IBC AMENDMENT 2020 AND ITS EFFECTS (By Ishita Gupta)

It used to take around 4 to 5 years to conduct insolvency procedure against any company in India. However, in other countries like United Kingdom and United States of America, the duration of conducting insolvency procedure is approx. 1 year to 1.5 years. The Insolvency and Bankruptcy Code, 2016 was passed to establish a strict and time-bound insolvency procedure in India. The insolvency process lasts for 180 days. Further, any legal action against the debtor is prohibited during this period.

The maximum attention is drawn towards section 7, 9, and 10 of the Act which allows initiating corporate insolvency resolution process against the defaulter. Section 7 empowers the financial creditor to initiate insolvency procedure against corporate debtor in case of any default occurs. Section 9 empowers the operational creditor to file an application against for initiation of CIRP. Lastly, section 10 talks about Initiation of corporate insolvency resolution process by corporate applicant.

Section 10 provides “where a corporate debtor has committed a default, a corporate applicant thereof may file an application for initiating corporate insolvency resolution process with the Adjudicating Authority.” Under section 10 of the Act, the defaulting company itself becomes the applicant to file for insolvency before the Adjudicating Authority.

Due to the outbreak of coronavirus pandemic, an adverse impact is witnessed to the world economy. India, being a developing nation has also been adversely hit by the pandemic. It resulted to collapse of the corporate sector of Indian economy. Certain provisions of IBC, 2016 have been relaxed to grant relief to the corporate sector. The relief is primarily granted under section 10 of the Act.

 

The Hon’ble President of India has promulgated the IBC Ordinance 2020 on 05.06.2020. The operations under Sections 7, 9 & 10 of the Insolvency and Bankruptcy Code, 2016 are temporarily suspended and extended. The promulgation of this Ordinance has resulted in the insertion of 10A and Section 66(3) in to the Insolvency and Bankruptcy Code, 2016. Section 10A states “no applications seeking to initiate the corporate insolvency resolution process of a corporate debtor can be filed in case the default arose on or after 25.03.2020 until a minimum of 6 months. This period, where there is a bar on the initiation of the CIR Process in case the defaults occur after 25.03.2020, shall be extended to a maximum of 12 months, i.e., 24.03.2021.”

On the other hand, section 66 talks about fraudulent trading or wrongful trading. Section 66(3) states “no application shall be filed by a resolution professional towards the default against which initiation of corporate insolvency resolution process is suspended as per section 10A.” It is highlighted that no application will be filed for fraudulent or wrongful trading.

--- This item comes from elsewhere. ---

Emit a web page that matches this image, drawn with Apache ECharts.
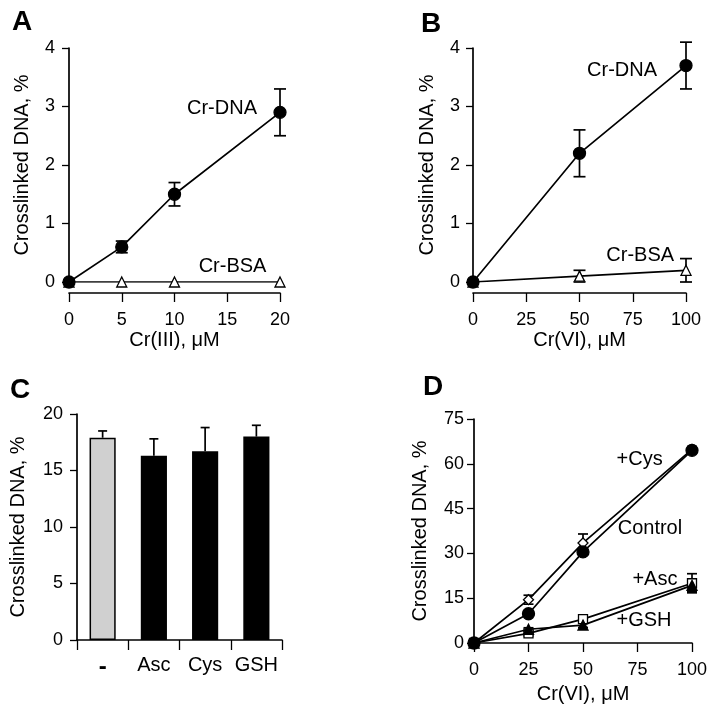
<!DOCTYPE html>
<html><head><meta charset="utf-8">
<script src="https://cdn.jsdelivr.net/npm/echarts@6/dist/echarts.min.js"></script>
<style>html,body{margin:0;padding:0;background:#fff}#c{width:714px;height:714px}</style>
</head><body><div id="c"></div>
<script>
// ---- Data ----
const aX = [0, 5, 10, 20];
const aDNA = [0, 0.6, 1.5, 2.9];
const aDNAerr = [0, 0.1, 0.2, 0.4];
const aBSA = [0, 0, 0, 0];

const bX = [0, 50, 100];
const bDNA = [0, 2.2, 3.7];
const bDNAerr = [0, 0.4, 0.4];
const bBSA = [0, 0.1, 0.2];
const bBSAerr = [0, 0.1, 0.2];

const cCats = ['-', 'Asc', 'Cys', 'GSH'];
const cVals = [17.9, 16.3, 16.7, 18.0];
const cErr = [0.6, 1.5, 2.1, 1.0];

const dX = [0, 25, 50, 100];
const dControl = [0, 9.8, 30.5, 64.5];
const dCys = [0, 14.5, 33.5, 64.8];
const dCysErr = [0, 1.5, 3, 1];
const dAsc = [0, 3.2, 8.0, 20.0];
const dAscErr = [0, 0.8, 1, 3.2];
const dGSH = [0, 4.6, 6.0, 19.3];
const dGSHErr = [0, 0.5, 0.8, 2];

// annotation texts [text, x, y] in data units
const aNotes = [['Cr-DNA', 14.5, 2.97], ['Cr-BSA', 15.5, 0.27]];
const bNotes = [['Cr-DNA', 70, 3.62], ['Cr-BSA', 78.5, 0.46]];
const dNotes = [['+Cys', 76, 61.3], ['Control', 80.7, 38.2], ['+Asc', 83, 21.4], ['+GSH', 78, 7.7]];

// ---- Helpers ----
const FONT = "'Liberation Sans', Arial, Helvetica, sans-serif";
const BLACK = '#000';
function pairs(xs, ys) { return xs.map((x, i) => [x, ys[i]]); }
function errData(xs, ys, es) { return xs.map((x, i) => [x, ys[i], ys[i] - es[i], ys[i] + es[i]]); }
function errSeries(data, gi, capW, upOnly) {
  return {
    type: 'custom', xAxisIndex: gi, yAxisIndex: gi, z: 3, silent: true,
    data: data,
    encode: { x: 0, y: [1, 2, 3] },
    renderItem: function (params, api) {
      const x = api.value(0), y = api.value(1), lo = api.value(2), hi = api.value(3);
      const top = api.coord([x, hi]);
      const bot = api.coord([x, upOnly ? y : lo]);
      const st = { stroke: BLACK, lineWidth: 1.7 };
      const ch = [
        { type: 'line', shape: { x1: top[0], y1: top[1], x2: bot[0], y2: bot[1] }, style: st },
        { type: 'line', shape: { x1: top[0] - capW, y1: top[1], x2: top[0] + capW, y2: top[1] }, style: st }
      ];
      if (!upOnly) ch.push({ type: 'line', shape: { x1: bot[0] - capW, y1: bot[1], x2: bot[0] + capW, y2: bot[1] }, style: st });
      return { type: 'group', children: ch };
    }
  };
}
function lineSeries(data, gi, symbol, size, filled, z) {
  return {
    type: 'line', xAxisIndex: gi, yAxisIndex: gi, data: data, symbol: symbol, symbolSize: size,
    showAllSymbol: true, z: z || 4, silent: true,
    lineStyle: { color: BLACK, width: 1.7 },
    itemStyle: { color: filled ? BLACK : '#fff', borderColor: BLACK, borderWidth: 1.3 }
  };
}
function noteSeries(notes, gi) {
  return {
    type: 'scatter', xAxisIndex: gi, yAxisIndex: gi, symbolSize: 0, silent: true, z: 6,
    itemStyle: { opacity: 1 },
    data: notes.map(n => ({ value: [n[1], n[2]], name: n[0] })),
    label: { show: true, position: 'inside', formatter: p => p.name, color: BLACK, opacity: 1, fontSize: 20, fontFamily: FONT }
  };
}
const tickLabel = { color: BLACK, fontSize: 18, fontFamily: FONT };
const nameStyle = { color: BLACK, fontSize: 20, fontFamily: FONT };
function valX(gi, min, max, interval, offset, name, nameGap) {
  return {
    type: 'value', gridIndex: gi, min: min, max: max, interval: interval, offset: offset,
    name: name, nameLocation: 'middle', nameGap: nameGap, nameTextStyle: nameStyle,
    axisLine: { show: true, onZero: false, lineStyle: { color: BLACK, width: 1.7 } },
    axisTick: { show: true, length: 9, lineStyle: { color: BLACK, width: 1.3 } },
    axisLabel: Object.assign({ margin: 18 }, tickLabel),
    splitLine: { show: false }
  };
}
function valY(gi, min, max, interval, name, nameGap, margin) {
  return {
    type: 'value', gridIndex: gi, min: min, max: max, interval: interval,
    name: name, nameLocation: 'middle', nameGap: nameGap, nameTextStyle: nameStyle,
    axisLine: { show: true, lineStyle: { color: BLACK, width: 1.7 } },
    axisTick: { show: true, length: 7, lineStyle: { color: BLACK, width: 1.3 } },
    axisLabel: Object.assign({ margin: margin }, tickLabel),
    splitLine: { show: false }
  };
}
const yName = 'Crosslinked DNA, %';

const option = {
  backgroundColor: '#fff',
  animation: false,
  grid: [
    { left: 69, top: 48, width: 211, height: 234 },
    { left: 473, top: 48, width: 213, height: 234 },
    { left: 77, top: 414, width: 205, height: 226 },
    { left: 474, top: 419, width: 218, height: 224 }
  ],
  xAxis: [
    valX(0, 0, 20, 5, 11, 'Cr(III), \u03bcM', 37),
    valX(1, 0, 100, 25, 11, 'Cr(VI), \u03bcM', 37),
    {
      type: 'category', gridIndex: 2, data: cCats, boundaryGap: true,
      axisLine: { show: true, lineStyle: { color: BLACK, width: 1.7 } },
      axisTick: { show: true, length: 10, interval: 0, alignWithLabel: false, lineStyle: { color: BLACK, width: 1.3 } },
      axisLabel: Object.assign({ margin: 15, interval: 0 }, tickLabel, {
        fontSize: 20,
        formatter: v => v === '-' ? '{b|' + v + '}' : v,
        rich: { b: { fontSize: 24, fontWeight: 'bold', fontFamily: FONT, color: BLACK } }
      })
    },
    valX(3, 0, 100, 25, 0, 'Cr(VI), \u03bcM', 41)
  ],
  yAxis: [
    valY(0, 0, 4, 1, yName, 37, 14),
    valY(1, 0, 4, 1, yName, 36, 13),
    valY(2, 0, 20, 5, yName, 49, 14),
    valY(3, 0, 75, 15, yName, 44, 10)
  ],
  graphic: [
    { type: 'text', left: 12, top: 8, style: { text: 'A', font: "bold 28px " + FONT, fill: BLACK } },
    { type: 'text', left: 421, top: 10, style: { text: 'B', font: "bold 28px " + FONT, fill: BLACK } },
    { type: 'text', left: 10, top: 376, style: { text: 'C', font: "bold 28px " + FONT, fill: BLACK } },
    { type: 'text', left: 423, top: 373, style: { text: 'D', font: "bold 28px " + FONT, fill: BLACK } }
  ],
  series: [
    // A
    lineSeries(pairs(aX, aBSA), 0, 'triangle', 10, false, 4),
    errSeries(errData(aX, aDNA, aDNAerr), 0, 6, false),
    lineSeries(pairs(aX, aDNA), 0, 'circle', 12, true, 5),
    noteSeries(aNotes, 0),
    // B
    errSeries(errData(bX, bBSA, bBSAerr), 1, 6, false),
    lineSeries(pairs(bX, bBSA), 1, 'triangle', 10, false, 4),
    errSeries(errData(bX, bDNA, bDNAerr), 1, 6, false),
    lineSeries(pairs(bX, bDNA), 1, 'circle', 12, true, 5),
    noteSeries(bNotes, 1),
    // C
    errSeries(cVals.map((v, i) => [i, v, v, v + cErr[i]]), 2, 4.5, true),
    {
      type: 'bar', xAxisIndex: 2, yAxisIndex: 2, barWidth: '51%', silent: true, z: 4,
      data: cVals.map((v, i) => ({ value: v, itemStyle: { color: i === 0 ? '#d0d0d0' : BLACK } })),
      itemStyle: { borderColor: BLACK, borderWidth: 1.5 }
    },
    // D
    errSeries(errData(dX, dCys, dCysErr), 3, 5, false),
    errSeries(errData(dX, dAsc, dAscErr), 3, 5, false),
    errSeries(errData(dX, dGSH, dGSHErr), 3, 5, false),
    lineSeries(pairs(dX, dCys), 3, 'diamond', 10, false, 4),
    lineSeries(pairs(dX, dAsc), 3, 'rect', 9, false, 4),
    lineSeries(pairs(dX, dGSH), 3, 'triangle', 10, true, 5),
    lineSeries(pairs(dX, dControl), 3, 'circle', 12, true, 5),
    noteSeries(dNotes, 3)
  ]
};
const chart = echarts.init(document.getElementById('c'), null, { renderer: 'canvas' });
chart.setOption(option);
</script>
</body></html>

The IBC, 2020 amendment may affect the aggrieved party in various ways. Section 10A has imposed a specific bar on initiation of corporate insolvency resolution process under Sections 7, 9 and 10 for a default. The creditor is not allowed to file an application for the defaults which occur during the prescribed period. The ordinance will not affect the cases in which corporate insolvency resolution process has already been initiated prior to 25th March 2020. The explanation reads that Section 10 A shall not be applicable to any default prior to 25th March 2020.

Hence, it is analysed that the ordinance is for the betterment of the defaulters of company for a small period of time. The insolvency proceedings have been suspended temporarily. But after the expiration of the prescribed period, the insolvency proceedings will be conducted against the defaulters. There is a possibility that the Hon’ble Tribunal (NCLT) may get congested when it reopens due to uncountable pending cases. Hence, it is further analysed that this step has been initiated to control the congestion and stress of the Hon’ble Tribunal.